Я киваю. Опускаюсь за стол. Скоро кабинет переполнится скорбью, и тогда, не выдержав давления, треснут стекла…
– Я… – Прошло около десяти минут, целая вечность. – Я могу идти? Вы… Вы ведь уберете его?
– Позаботимся. Как полагает.
Проводив хозяйку к кассе, опустившись за стол, я вдруг ловлю себя на шальной мысли: она, если вновь заведет питомца, придёт, вернётся, запомнит меня и мое благородство.
Я сворачиваю труп в черный пакет. Теперь любимец той женщины вместе с другими мертвецами станет бездыханно дожидаться в морозильнике труповозку, которая после доставит его в крематорий, где тело предадут вечному огню…
Оформив все необходимые бумаги, я укладываю труп в морозилку. Потом опять возвращаюсь в кабинет и, уткнувшись носом в стол, закрываю глаза минут на двадцать. Настроение такое, что самому хочется плакать. Казалось бы беспричинно, но ведь у каждых слез свои истоки. Пускай и забытые… Очнувшись, я всматриваюсь в монитор: ближайший час без работы. Захожу в ординаторскую – весело болтая ногой из стороны в сторону, Аня уплетает свою несчастную пиццу, видно, успела заскочить в ресторан по соседству. Будучи не наделенным властью судьи, я всерьез буквально на секунду задумываюсь над смыслом не ее существования, но пребывания в клинике…
– Иди отсюда, – в нетерпении требую я.
– Но я ведь ем… – Недовольно отзывается она, удерживая в застывших на уровне живота руках обгрызенный кусок пиццы. И правда, лишь самые аморальные или даже подлые вышвырнут человека из-за стола по своим непонятным причинам, но что мне сейчас мораль с этикетом?
– Слушай, мне абсолютно плевать, чем ты занимаешься, я не хочу видеть тебя вовсе. Уходи.
– И что мне делать с пиццей?
– Уходи! Вообще уходи из клиники! – Рявкаю я. За день уже второй раз выплеск ярости застилает глаза… Еще чуть-чуть и откроется накатистая дорожка к психиатру.
Манерно бросив остаток треугольника от пиццы в коробку, он поднимается, лавирует мимо меня, наготове держа телефон, будто прикидывая, кому лучше сначала позвонить или написать… Я отрываюсь от дверного проема.
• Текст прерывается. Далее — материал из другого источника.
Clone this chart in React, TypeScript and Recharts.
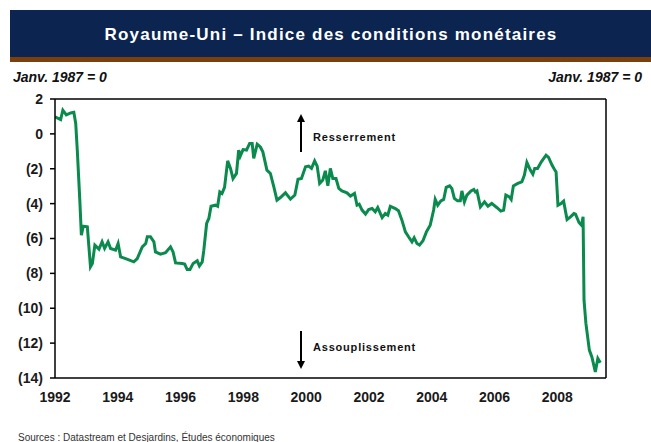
import { LineChart, Line, XAxis, YAxis, ReferenceLine } from 'recharts'

// Années décimales (lecture du graphique)
const dates = [
  1992.0, 1992.18, 1992.25, 1992.36, 1992.5, 1992.6, 1992.66, 1992.71, 1992.79, 1992.84,
  1992.9, 1993.03, 1993.08, 1993.13, 1993.19, 1993.27, 1993.4, 1993.5, 1993.58, 1993.69,
  1993.77, 1993.93, 1994.01, 1994.09, 1994.25, 1994.51, 1994.62, 1994.78, 1994.89, 1994.94,
  1995.04, 1995.15, 1995.2, 1995.36, 1995.52, 1995.68, 1995.76, 1995.84, 1996.05, 1996.13,
  1996.21, 1996.3, 1996.4, 1996.53, 1996.6, 1996.69, 1996.74, 1996.83, 1996.9, 1996.97,
  1997.11, 1997.18, 1997.25, 1997.32, 1997.4, 1997.5, 1997.59, 1997.67, 1997.78, 1997.85,
  1997.9, 1997.99, 1998.1, 1998.2, 1998.28, 1998.33, 1998.44, 1998.54, 1998.62, 1998.75,
  1998.86, 1998.97, 1999.07, 1999.18, 1999.34, 1999.5, 1999.64, 1999.74, 1999.85, 1999.98,
  2000.08, 2000.17, 2000.27, 2000.35, 2000.43, 2000.53, 2000.61, 2000.69, 2000.77, 2000.85,
  2000.95, 2001.04, 2001.14, 2001.3, 2001.41, 2001.54, 2001.62, 2001.69, 2001.78, 2001.89,
  2001.99, 2002.1, 2002.2, 2002.28, 2002.42, 2002.52, 2002.6, 2002.68, 2002.84, 2002.94,
  2003.05, 2003.16, 2003.26, 2003.37, 2003.44, 2003.53, 2003.61, 2003.72, 2003.83, 2003.95,
  2004.06, 2004.11, 2004.19, 2004.29, 2004.38, 2004.46, 2004.57, 2004.64, 2004.72, 2004.82,
  2004.91, 2004.96, 2005.04, 2005.12, 2005.25, 2005.34, 2005.39, 2005.44, 2005.55, 2005.68,
  2005.79, 2005.91, 2006.07, 2006.2, 2006.29, 2006.36, 2006.47, 2006.53, 2006.6, 2006.74,
  2006.87, 2006.95, 2007.03, 2007.14, 2007.22, 2007.28, 2007.37, 2007.49, 2007.64, 2007.72,
  2007.83, 2007.91, 2007.96, 2008.02, 2008.12, 2008.2, 2008.31, 2008.42, 2008.53, 2008.58,
  2008.69, 2008.77, 2008.82, 2008.85, 2008.91, 2009.02, 2009.1, 2009.21, 2009.29, 2009.37,
]

// Indice des conditions monétaires (janv. 1987 = 0)
const mci = [
  0.97, 0.82, 1.36, 1.09, 1.2, 1.24, 0.6, -0.93, -3.8, -5.81,
  -5.29, -5.33, -6.48, -7.62, -7.43, -6.38, -6.61, -6.19, -6.57, -6.19,
  -6.57, -6.67, -6.29, -7.05, -7.15, -7.34, -7.15, -6.48, -6.29, -5.9,
  -5.9, -6.19, -6.77, -6.9, -6.82, -6.48, -6.77, -7.4, -7.43, -7.47,
  -7.78, -7.78, -7.43, -7.28, -7.57, -7.34, -6.67, -5.14, -4.85, -4.15,
  -4.09, -4.15, -3.33, -3.42, -3.07, -1.55, -1.98, -2.56, -2.27, -0.93,
  -1.28, -0.9, -0.93, -0.55, -0.55, -1.41, -0.59, -0.75, -1.03, -2.08,
  -2.27, -3.04, -3.8, -3.65, -3.38, -3.74, -3.51, -2.6, -2.56, -1.89,
  -1.85, -1.98, -1.55, -1.85, -2.84, -2.65, -2.12, -2.98, -1.98, -2.56,
  -2.56, -3.13, -3.27, -3.38, -3.57, -3.42, -4.09, -4.03, -4.37, -4.6,
  -4.34, -4.28, -4.47, -4.22, -4.8, -4.57, -4.66, -4.15, -4.28, -4.41,
  -4.95, -5.62, -5.9, -6.19, -5.96, -6.29, -6.38, -6.13, -5.62, -5.24,
  -4.37, -3.76, -4.09, -3.84, -3.76, -3.07, -2.98, -3.13, -3.7, -3.84,
  -3.84, -3.27, -3.9, -3.51, -3.27, -3.19, -3.33, -3.27, -4.19, -3.9,
  -4.15, -3.99, -4.22, -4.43, -4.37, -3.51, -3.61, -3.76, -2.98, -2.84,
  -2.75, -2.37, -1.64, -2.08, -2.31, -1.98, -1.98, -1.6, -1.22, -1.35,
  -1.79, -2.04, -2.18, -4.09, -3.99, -3.86, -4.91, -4.76, -4.57, -4.6,
  -5.08, -5.24, -4.76, -9.54, -10.87, -12.4, -12.79, -13.65, -12.88, -13.13,
]

const yearTicks = [1992, 1994, 1996, 1998, 2000, 2002, 2004, 2006, 2008]
const valueTicks = [-14, -12, -10, -8, -6, -4, -2, 0, 2]

const data = dates.map((d, i) => ({ year: d, mci: mci[i] }))

const fmt = (v: number) => (v < 0 ? `(${Math.abs(v)})` : `${v}`)

const tickStyle = { fontSize: 14, fontWeight: 700, fill: '#1a1a1a', fontFamily: '"Liberation Sans", Arial, sans-serif' }

export default function App() {
  return (
    <div
      style={{
        position: 'absolute',
        left: 0,
        top: 0,
        width: 651,
        height: 442,
        overflow: 'hidden',
        background: '#fff',
        fontFamily: '"Liberation Sans", Arial, sans-serif',
      }}
    >
      {/* Bandeau titre */}
      <div style={{ position: 'absolute', left: 10, top: 10, width: 641, height: 47, background: '#0b2450' }} />
      <div style={{ position: 'absolute', left: 10, top: 57, width: 641, height: 5, background: '#7b3f0c' }} />
      <div
        style={{
          position: 'absolute',
          left: 0,
          width: 662,
          top: 25,
          textAlign: 'center',
          color: '#fff',
          fontSize: 17,
          fontWeight: 700,
          letterSpacing: 1.2,
          lineHeight: '20px',
        }}
      >
        Royaume-Uni – Indice des conditions monétaires
      </div>

      <div style={{ position: 'absolute', left: 13, top: 69, fontSize: 14, fontWeight: 700, fontStyle: 'italic', color: '#111', lineHeight: '16px' }}>
        Janv. 1987 = 0
      </div>
      <div style={{ position: 'absolute', right: 9, top: 69, fontSize: 14, fontWeight: 700, fontStyle: 'italic', color: '#111', lineHeight: '16px' }}>
        Janv. 1987 = 0
      </div>

      <div style={{ position: 'absolute', left: 0, top: 0 }}>
        <LineChart width={651} height={442} data={data} margin={{ top: 99, right: 0, bottom: 34, left: 5 }}>
          <XAxis
            dataKey="year"
            type="number"
            domain={[1992, 2009.55]}
            ticks={yearTicks}
            allowDataOverflow
            tickLine={false}
            tickSize={10}
            tickMargin={4}
            axisLine={{ stroke: '#000', strokeWidth: 1.5 }}
            tick={tickStyle}
            height={30}
          />
          <YAxis
            yAxisId="left"
            domain={[-14, 2]}
            ticks={valueTicks}
            tickFormatter={fmt}
            width={50}
            tickSize={5}
            tickMargin={7}
            axisLine={{ stroke: '#000', strokeWidth: 1.5 }}
            tickLine={{ stroke: '#000', strokeWidth: 1.5 }}
            tick={tickStyle}
          />
          <YAxis
            yAxisId="right"
            orientation="right"
            domain={[-14, 2]}
            ticks={valueTicks}
            tickFormatter={fmt}
            width={45}
            tickSize={5}
            tickMargin={5}
            axisLine={{ stroke: '#000', strokeWidth: 1.5 }}
            tickLine={{ stroke: '#000', strokeWidth: 1.5 }}
            tick={tickStyle}
          />
          <ReferenceLine yAxisId="left" y={2} stroke="#000" strokeWidth={1.5} />
          <Line
            yAxisId="left"
            type="linear"
            dataKey="mci"
            stroke="#0a8a4c"
            strokeWidth={3}
            dot={false}
            isAnimationActive={false}
          />
        </LineChart>
      </div>

      {/* Flèches et annotations */}
      <svg style={{ position: 'absolute', left: 0, top: 0 }} width={651} height={442}>
        <line x1={301} y1={152} x2={301} y2={121} stroke="#000" strokeWidth={2} />
        <polygon points="297,122 305,122 301,114" fill="#000" />
        <line x1={301} y1={331} x2={301} y2={362} stroke="#000" strokeWidth={2} />
        <polygon points="297,361 305,361 301,369" fill="#000" />
      </svg>
      <div style={{ position: 'absolute', left: 313, top: 130, fontSize: 11, fontWeight: 700, letterSpacing: 0.8, color: '#111', lineHeight: '14px' }}>
        Resserrement
      </div>
      <div style={{ position: 'absolute', left: 313, top: 340, fontSize: 11, fontWeight: 700, letterSpacing: 0.8, color: '#111', lineHeight: '14px' }}>
        Assouplissement
      </div>

      <div style={{ position: 'absolute', left: 18, top: 432, fontSize: 10, color: '#333', lineHeight: '12px', whiteSpace: 'nowrap' }}>
        Sources : Datastream et Desjardins, Études économiques
      </div>
    </div>
  )
}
Закрываю дверь, на удивление, даже не хлопнув. Тяжело выдыхаю. Забиваюсь в самый угол дивана и недовольным прячусь в книге, словно это меня оскорбили… Чертова коробка с пиццей мозолит глаза, торча на крае дивана. Выкинуть бы ее к черту, да полномочий нет…
Буквально пару минут спустя защелкали каблуки – на пороге ординаторской застывает Рита. Вся сияет и пышет весельем, ее ничем не сломить, ей все нипочем, пока душа ее раздувает счастливую улыбку.
– Ну и скукотень же ты читаешь…
– Эта скукотень – прямая дорожка к богатству, между прочим, – недовольно бубню под нос я, не поднимая глаз на Риту. – И вообще, закрой дверь.
Рита прикрывает дверь, оставляя небольшую щель.
– Иначе не слышно ничего. Чего кислый такой?
Я махаю рукой, рассказывать все с самого начала…
– Настроения нет, ничего нового, как обычно. Вот хочется читать про деньги и быть занудой. Больше ничего. Плевал я на все.
– Так себе перспектива… Как тебе моя новая прическа?
Я отрываюсь от книги. Скольжу, нарываясь на кусочки татуировок, по ее стройному телу: от каблуков, потом по черной юбке, потом по белой футболке. Волосы ее отросли. Каре ей ужасно к лицу, будто для нее специально и создали прическу…
– Очень. Очень идет. Лучше не придумаешь. Я жалок в плане комплиментов.